The report says that while informal businesses like street vendors, small farmers, and micro-enterprises provide many jobs and economic activity, most of the money they make stays outside the government’s tax system.
AfDB explains that this lost revenue could have been used to build roads, schools, hospitals, and other infrastructure. Across Africa, untaxed informal businesses cost countries around \$125 billion every year. Nigeria is among the countries with the highest losses, after South Africa, Algeria, and Egypt.
The report highlights that helping these small businesses join the formal sector could boost government revenue and support economic growth. “As informal enterprises move into the formal economy, they would access better conditions for business growth, expand the tax base, and increase overall revenue potential,” the report said.
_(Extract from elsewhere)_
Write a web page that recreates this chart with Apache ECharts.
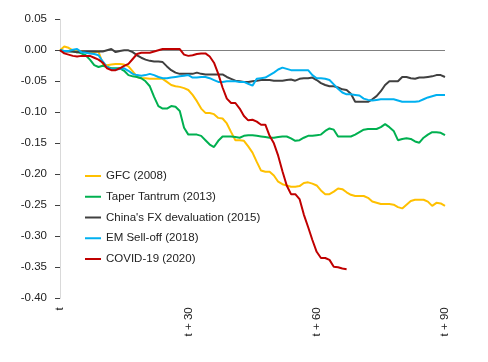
<!DOCTYPE html>
<html>
<head>
<meta charset="utf-8">
<script src="https://cdn.jsdelivr.net/npm/echarts@6/dist/echarts.min.js"></script>
<style>
html,body{margin:0;padding:0;background:#ffffff;}
#chart{width:488px;height:362px;}
</style>
</head>
<body>
<div id="chart"></div>
<script>
// Day offsets from event day t (0..90)
var days = [];
for (var i = 0; i <= 90; i++) days.push(i);

var tickPositions = [0, 30, 60, 90];
var tickLabels = ['t', 't + 30', 't + 60', 't + 90'];

var seriesNames = ['GFC (2008)', 'Taper Tantrum (2013)', "China's FX devaluation (2015)", 'EM Sell-off (2018)', 'COVID-19 (2020)'];

var gfc = [0,0.006,0.004,0.000,-0.002,-0.002,-0.003,-0.003,-0.003,-0.002,
-0.022,-0.024,-0.023,-0.022,-0.022,-0.023,-0.026,-0.034,-0.043,-0.045,
-0.045,-0.046,-0.046,-0.046,-0.046,-0.051,-0.056,-0.058,-0.059,-0.061,
-0.064,-0.072,-0.082,-0.094,-0.101,-0.101,-0.103,-0.109,-0.110,-0.118,
-0.132,-0.145,-0.145,-0.146,-0.155,-0.165,-0.180,-0.194,-0.196,-0.196,
-0.202,-0.212,-0.216,-0.218,-0.220,-0.220,-0.219,-0.214,-0.213,-0.215,
-0.218,-0.226,-0.232,-0.232,-0.228,-0.223,-0.224,-0.229,-0.233,-0.235,
-0.235,-0.235,-0.238,-0.244,-0.246,-0.248,-0.248,-0.248,-0.249,-0.253,
-0.255,-0.249,-0.243,-0.241,-0.241,-0.241,-0.244,-0.251,-0.246,-0.247,-0.251];

var taper = [0,-0.001,-0.001,-0.002,-0.003,-0.005,-0.008,-0.015,-0.024,-0.027,
-0.025,-0.027,-0.029,-0.029,-0.029,-0.033,-0.040,-0.042,-0.043,-0.045,
-0.050,-0.058,-0.075,-0.090,-0.094,-0.094,-0.090,-0.091,-0.098,-0.125,
-0.136,-0.136,-0.136,-0.138,-0.145,-0.152,-0.156,-0.146,-0.139,-0.139,
-0.139,-0.140,-0.141,-0.138,-0.137,-0.137,-0.138,-0.139,-0.140,-0.141,
-0.141,-0.140,-0.139,-0.139,-0.142,-0.146,-0.145,-0.141,-0.138,-0.138,
-0.137,-0.136,-0.130,-0.126,-0.128,-0.139,-0.139,-0.139,-0.139,-0.136,
-0.132,-0.128,-0.127,-0.127,-0.127,-0.124,-0.119,-0.124,-0.130,-0.145,
-0.143,-0.142,-0.143,-0.147,-0.149,-0.141,-0.136,-0.132,-0.132,-0.133,-0.137];

var china = [0,-0.002,-0.002,-0.002,-0.003,-0.002,-0.002,-0.002,-0.002,-0.002,
-0.002,0.000,0.002,-0.003,-0.001,0.000,0.000,-0.003,-0.008,-0.012,
-0.015,-0.017,-0.018,-0.018,-0.019,-0.026,-0.032,-0.036,-0.038,-0.038,
-0.038,-0.038,-0.036,-0.038,-0.039,-0.039,-0.039,-0.039,-0.039,-0.043,
-0.046,-0.049,-0.050,-0.051,-0.051,-0.050,-0.049,-0.048,-0.048,-0.048,
-0.049,-0.049,-0.049,-0.048,-0.047,-0.049,-0.046,-0.045,-0.045,-0.044,
-0.048,-0.053,-0.056,-0.058,-0.058,-0.060,-0.063,-0.064,-0.070,-0.083,
-0.083,-0.083,-0.083,-0.079,-0.074,-0.066,-0.056,-0.050,-0.050,-0.050,
-0.043,-0.043,-0.045,-0.046,-0.044,-0.044,-0.043,-0.042,-0.040,-0.040,-0.043];

var emSelloff = [0,-0.001,-0.001,0.001,0.002,-0.003,-0.004,-0.005,-0.006,-0.008,
-0.018,-0.027,-0.030,-0.031,-0.030,-0.029,-0.033,-0.038,-0.040,-0.041,
-0.040,-0.038,-0.040,-0.043,-0.045,-0.045,-0.044,-0.043,-0.042,-0.041,
-0.040,-0.044,-0.044,-0.043,-0.043,-0.045,-0.048,-0.051,-0.051,-0.050,
-0.050,-0.050,-0.051,-0.051,-0.054,-0.057,-0.046,-0.045,-0.044,-0.040,
-0.036,-0.031,-0.028,-0.030,-0.032,-0.032,-0.032,-0.032,-0.032,-0.040,
-0.045,-0.045,-0.046,-0.048,-0.055,-0.062,-0.068,-0.071,-0.071,-0.072,
-0.073,-0.078,-0.080,-0.081,-0.080,-0.079,-0.079,-0.079,-0.079,-0.081,
-0.083,-0.083,-0.083,-0.083,-0.082,-0.079,-0.076,-0.074,-0.072,-0.072,-0.072];

var covid = [0,-0.005,-0.007,-0.009,-0.010,-0.009,-0.009,-0.009,-0.012,-0.015,
-0.020,-0.029,-0.032,-0.032,-0.029,-0.025,-0.022,-0.014,-0.006,-0.004,
-0.004,-0.004,-0.002,0.000,0.002,0.002,0.002,0.002,0.002,-0.007,
-0.009,-0.008,-0.006,-0.005,-0.005,-0.010,-0.020,-0.038,-0.060,-0.078,
-0.085,-0.085,-0.094,-0.106,-0.113,-0.112,-0.115,-0.120,-0.120,-0.138,
-0.150,-0.170,-0.195,-0.218,-0.232,-0.232,-0.240,-0.265,-0.285,-0.306,
-0.325,-0.335,-0.335,-0.338,-0.349,-0.350,-0.352,-0.353];

var colors = ['#FFC000', '#00B050', '#404040', '#00B0F0', '#C00000'];
var allData = [gfc, taper, china, emSelloff, covid];

var FONT = '"Liberation Sans", Arial, sans-serif';

var series = allData.map(function (d, k) {
  var s = {
    name: seriesNames[k],
    type: 'line',
    data: d,
    showSymbol: false,
    symbol: 'none',
    smooth: false,
    lineStyle: { width: 2, color: colors[k] },
    itemStyle: { color: colors[k] },
    z: 3 + k
  };
  if (k === 0) {
    s.markLine = {
      silent: true,
      symbol: 'none',
      label: { show: false },
      lineStyle: { color: '#808080', width: 1, type: 'solid' },
      data: [{ yAxis: 0 }],
      z: 2
    };
  }
  return s;
});

var chart = echarts.init(document.getElementById('chart'), null, { renderer: 'canvas' });
chart.setOption({
  backgroundColor: '#ffffff',
  animation: false,
  grid: { left: 60, right: 43, top: 19.3, bottom: 63.7, containLabel: false },
  legend: {
    orient: 'vertical',
    left: 85,
    top: 169,
    padding: 0,
    itemGap: 6.75,
    itemWidth: 16,
    itemHeight: 2,
    icon: 'rect',
    data: seriesNames,
    textStyle: { fontFamily: FONT, fontSize: 11.5, color: '#222', lineHeight: 14 }
  },
  xAxis: {
    type: 'category',
    data: days,
    boundaryGap: false,
    axisLine: { show: false },
    axisTick: { show: false },
    splitLine: { show: false },
    axisLabel: {
      rotate: 90,
      margin: 9,
      fontFamily: FONT,
      fontSize: 11.5,
      color: '#222',
      interval: function (idx) { return tickPositions.indexOf(idx) >= 0; },
      formatter: function (v, idx) {
        var p = tickPositions.indexOf(idx);
        return p >= 0 ? tickLabels[p] : '';
      }
    }
  },
  yAxis: {
    type: 'value',
    min: -0.40,
    max: 0.05,
    interval: 0.05,
    axisLine: { show: true, lineStyle: { color: '#d9d9d9', width: 1 } },
    axisTick: { show: true, inside: false, length: 5, lineStyle: { color: '#404040' } },
    splitLine: { show: false },
    axisLabel: {
      margin: 13,
      fontFamily: FONT,
      fontSize: 11.5,
      color: '#222',
      formatter: function (v) { return v.toFixed(2); }
    }
  },
  series: series
});
</script>
</body>
</html>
AfDB also noted that while Nigeria has started digitalising tax processes, tax compliance is still low. The report suggests that Nigeria could learn from countries like Kenya, which has introduced systems like iTax, and Tanzania’s presumptive tax model to encourage small businesses to pay taxes.
The report also raises concerns about Nigeria’s rising public debt, which is projected to reach 47 percent of GDP by 2025. Despite the debt-to-GDP ratio being low compared to other African nations, the report warns that Nigeria spends a large share of its revenue on debt repayments.
This means that even with a relatively low debt ratio, the burden on the government is high because most of the money that should be spent on development goes to servicing debt.
The AfDB recommends that Nigeria focus on bringing more businesses into the formal sector to unlock revenue and build a stronger economy.